-- Exercise brief --
Quote every line of the data below as it stands, omitting pictures.

-- Provided data --

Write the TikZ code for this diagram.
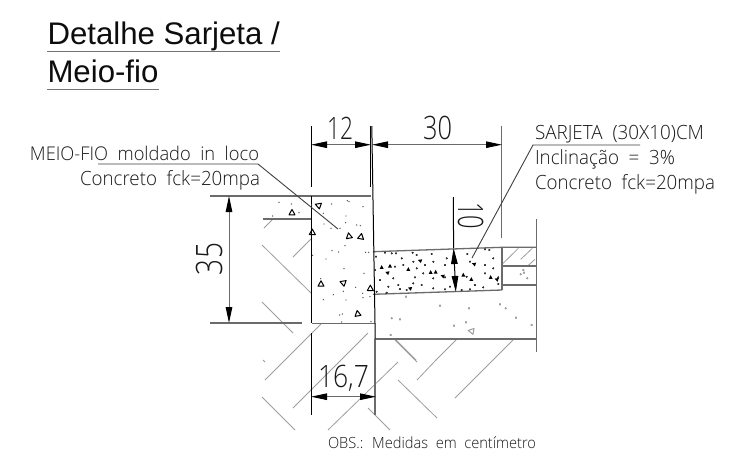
\documentclass[tikz,border=0pt]{standalone}
\usepackage{fontspec}
\usepackage{graphicx}
\usetikzlibrary{arrows.meta}
\setmainfont{Liberation Sans}
\newfontfamily\cadfont{Open Sans Light}[WordSpace=2]
\newcommand{\cadt}[3]{\resizebox{#1pt}{#2pt}{\raisebox{0pt}[7.14pt][0pt]{\cadfont\fontsize{10}{12}\selectfont #3}}}
\definecolor{hatchc}{gray}{0.62}
\definecolor{lnc}{gray}{0.42}
\tikzset{
  hatch/.style={draw=hatchc,line width=0.8pt},
  heavy/.style={draw=lnc,line width=1.3pt},
  edge/.style={draw=black,line width=1pt},
  leader/.style={draw=black!75,line width=0.9pt},
  dim/.style={draw=lnc,line width=1pt,{Triangle[length=16pt,width=6.5pt,black]}-{Triangle[length=16pt,width=6.5pt,black]}},
  lab/.style={inner sep=0pt,outer sep=0pt,anchor=base west,text=black!90},
  title/.style={inner sep=0pt,outer sep=0pt,anchor=base west,font=\fontsize{31.2}{34}\selectfont,text=black!95},
  underl/.style={draw=black!55,line width=1.5pt},
}
\newcommand{\tri}[4][black]{\draw[#1,line width=1pt,line join=round,shift={(#2,#3)},rotate=#4] (0,-3.2) -- (3,2.2) -- (-3,2.2) -- cycle;}
\newcommand{\smtri}[3]{\fill[black,shift={(#1,#2)},rotate=#3] (0,-2.2) -- (2,1.6) -- (-2,1.6) -- cycle;}
\begin{document}
\begin{tikzpicture}[x=1pt,y=-1pt]
\useasboundingbox (0,0) rectangle (734,451);
\fill[white] (0,0) rectangle (734,451);
% title
\node[title] (t1) at (47.5,44) {Detalhe Sarjeta /};
\node[title] (t2) at (47.5,82) {Meio-fio};
\draw[underl] (47,51.5) -- (280,51.5);
\draw[underl] (47,89.5) -- (159,89.5);
% hatching
\foreach \a/\b/\c/\d in {262/245/311/293, 293/257/312/238, 264/228/273/219, 262/302/293/333, 265/380/321/324, 293/408/368/333, 328/430/398/362, 262/397/295/430, 368/408/390/430, 395/340/417/362, 398/380/437/418, 436/360/457/339, 417/380/436/360, 514/339/455/398, 395/339/416/360, 263/360/265/362}
  \draw[hatch] (\a,\b) -- (\c,\d);
\foreach \a/\b/\c/\d in {397/222/445/175, 452/208/487/175, 475/226/495/208}
  \draw[hatch] ({370+\a/3},{190+\b/3}) -- ({370+\c/3},{190+\d/3});
% horizontal structure
\draw[heavy] (263,196) -- (371,196);
\draw[heavy] (263,219) -- (311.7,219);
\draw[heavy] (210,196) -- (263,196);
\draw[heavy] (210,323) -- (302,323);
\draw[heavy] (311.7,323.3) -- (375,323.3);
\draw[heavy] (373,251.7) -- (502,247.3) -- (536.5,247.3);
\draw[heavy] (373,294.3) -- (502,290);
\draw[heavy] (502,266) -- (536.5,266);
\draw[heavy] (502,285) -- (536.5,285);
\draw[heavy] (375,339) -- (536.5,339);
\draw[heavy] (501.7,126) -- (501.7,238);
\draw[heavy] (502,247.3) -- (502,290);
\draw[heavy] (536.7,219) -- (536.7,352);
\draw[heavy] (375,339) -- (375,415);
% curb edges
\draw[edge] (311.7,196) -- (311.7,323.3);
\draw[edge] (371.8,126) -- (375,323.3) -- (375,339);
\draw[edge] (370.3,126) -- (370.3,187);
\draw[edge] (311.3,126) -- (311.3,187);
\draw[edge] (311.7,333) -- (311.7,415);
% concrete curb
\foreach \a/\b in {87/67,124/72,147/98,68/108,185/75,245/72,292/62,297/65,339/80,220/100,288/108,287/128,320/135,331/137,222/132,243/145,270/145,285/197,246/212,266/216,347/217,356/217,188/226,228/237,282/266,342/280,212/296,317/322,280/334,250/344,338/340,339/353,360/350,220/359,288/360,269/405,277/402,275/426,363/425}
  \fill[black!70] ({250+\a/3},{180+\b/3}) circle (0.7);
\foreach \a/\b/\r in {205/76/70,126/98/0,297/168/10,333/170/-10,187/157/0,213/312/0,279/308/70,361/325/0,323/401/10}
  \tri{250+\a/3}{180+\b/3}{\r}
% concrete gutter
\foreach \a/\b in {18/200,45/188,65/190,78/190,128/188,140/195,185/192,95/205,130/215,190/215,230/205,292/192,345/178,370/205,358/180,15/240,75/230,100/225,140/235,165/225,225/225,300/215,345/225,370/235,30/270,70/265,135/262,160/250,190/265,225/262,290/260,345/250,385/262,55/290,85/285,90/297,130/280,155/285,190/295,240/290,275/300,315/285,340/292,385/282,20/305,50/308,110/300,225/298,300/298}
  \fill[black!80] ({370+\a/3},{190+\b/3}) circle (0.75);
\foreach \a/\b/\r in {35/232/0,60/228/0,115/238/0,52/248/70,150/212/70,182/247/0,197/246/0,218/258/70,120/295/70,312/222/70,280/255/0,304/268/0,362/262/0,380/268/70}
  \smtri{370+\a/3}{190+\b/3}{\r}
% lean concrete
\foreach \a/\b in {108/320,210/347,297/355,390/343,407/355,65/385,90/388,438/383,485/405,252/407,288/397,62/435,460/240,452/253,472/265,462/248}
  \fill[hatchc] ({370+\a/3},{190+\b/3}) circle (0.7);
\tri[hatchc]{370+304/3}{190+423/3}{80}
% dimensions
\coordinate (d12a) at (311,144.7); \coordinate (d12b) at (371,144.7);
\coordinate (d30a) at (372,144.7); \coordinate (d30b) at (502,144.7);
\coordinate (d35a) at (229,196); \coordinate (d35b) at (229,323);
\coordinate (d10top) at (453.3,197); \coordinate (d10a) at (453.6,248); \coordinate (d10b) at (455.8,292);
\coordinate (d167a) at (311,396.7); \coordinate (d167b) at (376,396.7);
\draw[dim] (d12a) -- (d12b);
\draw[dim] (d30a) -- (d30b);
\draw[dim] (d35a) -- (d35b);
\draw[dim] (d167a) -- (d167b);
\draw[edge] (d10top) -- (d10a);
\draw[dim,draw=black] (d10a) -- (d10b);
\node[lab] (n12) at (327,139) {\cadt{26}{22}{12}};
\node[lab] (n30) at (423,139) {\cadt{29}{23}{30}};
\node[lab,rotate=90] (n35) at (222,275) {\cadt{32}{26}{35}};
\node[lab,rotate=-90] (n10) at (458,202) {\cadt{27}{25}{10}};
\node[lab] (n167) at (318,387) {\cadt{51}{22}{16,7}};
% leaders
\coordinate (m1) at (98,164); \coordinate (m2) at (258,164); \coordinate (m3) at (338,229);
\draw[leader] (m1) -- (m2) -- (m3);
\coordinate (s1) at (640,145); \coordinate (s2) at (533,145); \coordinate (s3) at (472,258);
\draw[leader] (s1) -- (s2) -- (s3);
% labels
\node[lab] (a1) at (30,160) {\cadt{229}{13.5}{MEIO-FIO moldado in loco}};
\node[lab] (a2) at (80,185) {\cadt{180}{14}{Concreto fck=20mpa}};
\node[lab] (b1) at (535,139) {\cadt{169}{14}{SARJETA (30X10)CM}};
\node[lab] (b2) at (535,164) {\cadt{140}{14}{Inclinação = 3\%}};
\node[lab] (b3) at (535,189) {\cadt{180}{14}{Concreto fck=20mpa}};
\node[lab] (obs) at (328,448) {\cadt{208}{11}{OBS.: Medidas em centímetro}};
\end{tikzpicture}
\end{document}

-- Result for this exercise --
Write the TikZ code for this diagram.
\documentclass[tikz,border=0pt]{standalone}
\usepackage{fontspec}
\usepackage{graphicx}
\usetikzlibrary{arrows.meta}
\setmainfont{Liberation Sans}
\newfontfamily\cadfont{Open Sans Light}[WordSpace=2]
\newcommand{\cadt}[3]{\resizebox{#1pt}{#2pt}{\raisebox{0pt}[7.14pt][0pt]{\cadfont\fontsize{10}{12}\selectfont #3}}}
\definecolor{hatchc}{gray}{0.62}
\definecolor{lnc}{gray}{0.42}
\tikzset{
  hatch/.style={draw=hatchc,line width=0.8pt},
  heavy/.style={draw=lnc,line width=1.3pt},
  edge/.style={draw=black,line width=1pt},
  leader/.style={draw=black!75,line width=0.9pt},
  dim/.style={draw=lnc,line width=1pt,{Triangle[length=16pt,width=6.5pt,black]}-{Triangle[length=16pt,width=6.5pt,black]}},
  lab/.style={inner sep=0pt,outer sep=0pt,anchor=base west,text=black!90},
  title/.style={inner sep=0pt,outer sep=0pt,anchor=base west,font=\fontsize{31.2}{34}\selectfont,text=black!95},
  underl/.style={draw=black!55,line width=1.5pt},
}
\newcommand{\tri}[4][black]{\draw[#1,line width=1pt,line join=round,shift={(#2,#3)},rotate=#4] (0,-3.2) -- (3,2.2) -- (-3,2.2) -- cycle;}
\newcommand{\smtri}[3]{\fill[black,shift={(#1,#2)},rotate=#3] (0,-2.2) -- (2,1.6) -- (-2,1.6) -- cycle;}
\begin{document}
\begin{tikzpicture}[x=1pt,y=-1pt]
\useasboundingbox (0,0) rectangle (734,451);
\fill[white] (0,0) rectangle (734,451);
% title
\node[title] (t1) at (47.5,44) {Detalhe Sarjeta /};
\node[title] (t2) at (47.5,82) {Meio-fio};
\draw[underl] (47,51.5) -- (280,51.5);
\draw[underl] (47,89.5) -- (159,89.5);
% hatching
\foreach \a/\b/\c/\d in {262/245/311/293, 293/257/312/238, 264/228/273/219, 262/302/293/333, 265/380/321/324, 293/408/368/333, 328/430/398/362, 262/397/295/430, 368/408/390/430, 395/340/417/362, 398/380/437/418, 436/360/457/339, 417/380/436/360, 514/339/455/398, 395/339/416/360, 263/360/265/362}
  \draw[hatch] (\a,\b) -- (\c,\d);
\foreach \a/\b/\c/\d in {397/222/445/175, 452/208/487/175, 475/226/495/208}
  \draw[hatch] ({370+\a/3},{190+\b/3}) -- ({370+\c/3},{190+\d/3});
% horizontal structure
\draw[heavy] (263,196) -- (371,196);
\draw[heavy] (263,219) -- (311.7,219);
\draw[heavy] (210,196) -- (263,196);
\draw[heavy] (210,323) -- (302,323);
\draw[heavy] (311.7,323.3) -- (375,323.3);
\draw[heavy] (373,251.7) -- (502,247.3) -- (536.5,247.3);
\draw[heavy] (373,294.3) -- (502,290);
\draw[heavy] (502,266) -- (536.5,266);
\draw[heavy] (502,285) -- (536.5,285);
\draw[heavy] (375,339) -- (536.5,339);
\draw[heavy] (501.7,126) -- (501.7,238);
\draw[heavy] (502,247.3) -- (502,290);
\draw[heavy] (536.7,219) -- (536.7,352);
\draw[heavy] (375,339) -- (375,415);
% curb edges
\draw[edge] (311.7,196) -- (311.7,323.3);
\draw[edge] (371.8,126) -- (375,323.3) -- (375,339);
\draw[edge] (370.3,126) -- (370.3,187);
\draw[edge] (311.3,126) -- (311.3,187);
\draw[edge] (311.7,333) -- (311.7,415);
% concrete curb
\foreach \a/\b in {87/67,124/72,147/98,68/108,185/75,245/72,292/62,297/65,339/80,220/100,288/108,287/128,320/135,331/137,222/132,243/145,270/145,285/197,246/212,266/216,347/217,356/217,188/226,228/237,282/266,342/280,212/296,317/322,280/334,250/344,338/340,339/353,360/350,220/359,288/360,269/405,277/402,275/426,363/425}
  \fill[black!70] ({250+\a/3},{180+\b/3}) circle (0.7);
\foreach \a/\b/\r in {205/76/70,126/98/0,297/168/10,333/170/-10,187/157/0,213/312/0,279/308/70,361/325/0,323/401/10}
  \tri{250+\a/3}{180+\b/3}{\r}
% concrete gutter
\foreach \a/\b in {18/200,45/188,65/190,78/190,128/188,140/195,185/192,95/205,130/215,190/215,230/205,292/192,345/178,370/205,358/180,15/240,75/230,100/225,140/235,165/225,225/225,300/215,345/225,370/235,30/270,70/265,135/262,160/250,190/265,225/262,290/260,345/250,385/262,55/290,85/285,90/297,130/280,155/285,190/295,240/290,275/300,315/285,340/292,385/282,20/305,50/308,110/300,225/298,300/298}
  \fill[black!80] ({370+\a/3},{190+\b/3}) circle (0.75);
\foreach \a/\b/\r in {35/232/0,60/228/0,115/238/0,52/248/70,150/212/70,182/247/0,197/246/0,218/258/70,120/295/70,312/222/70,280/255/0,304/268/0,362/262/0,380/268/70}
  \smtri{370+\a/3}{190+\b/3}{\r}
% lean concrete
\foreach \a/\b in {108/320,210/347,297/355,390/343,407/355,65/385,90/388,438/383,485/405,252/407,288/397,62/435,460/240,452/253,472/265,462/248}
  \fill[hatchc] ({370+\a/3},{190+\b/3}) circle (0.7);
\tri[hatchc]{370+304/3}{190+423/3}{80}
% dimensions
\coordinate (d12a) at (311,144.7); \coordinate (d12b) at (371,144.7);
\coordinate (d30a) at (372,144.7); \coordinate (d30b) at (502,144.7);
\coordinate (d35a) at (229,196); \coordinate (d35b) at (229,323);
\coordinate (d10top) at (453.3,197); \coordinate (d10a) at (453.6,248); \coordinate (d10b) at (455.8,292);
\coordinate (d167a) at (311,396.7); \coordinate (d167b) at (376,396.7);
\draw[dim] (d12a) -- (d12b);
\draw[dim] (d30a) -- (d30b);
\draw[dim] (d35a) -- (d35b);
\draw[dim] (d167a) -- (d167b);
\draw[edge] (d10top) -- (d10a);
\draw[dim,draw=black] (d10a) -- (d10b);
\node[lab] (n12) at (327,139) {\cadt{26}{22}{12}};
\node[lab] (n30) at (423,139) {\cadt{29}{23}{30}};
\node[lab,rotate=90] (n35) at (222,275) {\cadt{32}{26}{35}};
\node[lab,rotate=-90] (n10) at (458,202) {\cadt{27}{25}{10}};
\node[lab] (n167) at (318,387) {\cadt{51}{22}{16,7}};
% leaders
\coordinate (m1) at (98,164); \coordinate (m2) at (258,164); \coordinate (m3) at (338,229);
\draw[leader] (m1) -- (m2) -- (m3);
\coordinate (s1) at (640,145); \coordinate (s2) at (533,145); \coordinate (s3) at (472,258);
\draw[leader] (s1) -- (s2) -- (s3);
% labels
\node[lab] (a1) at (30,160) {\cadt{229}{13.5}{MEIO-FIO moldado in loco}};
\node[lab] (a2) at (80,185) {\cadt{180}{14}{Concreto fck=20mpa}};
\node[lab] (b1) at (535,139) {\cadt{169}{14}{SARJETA (30X10)CM}};
\node[lab] (b2) at (535,164) {\cadt{140}{14}{Inclinação = 3\%}};
\node[lab] (b3) at (535,189) {\cadt{180}{14}{Concreto fck=20mpa}};
\node[lab] (obs) at (328,448) {\cadt{208}{11}{OBS.: Medidas em centímetro}};
\end{tikzpicture}
\end{document}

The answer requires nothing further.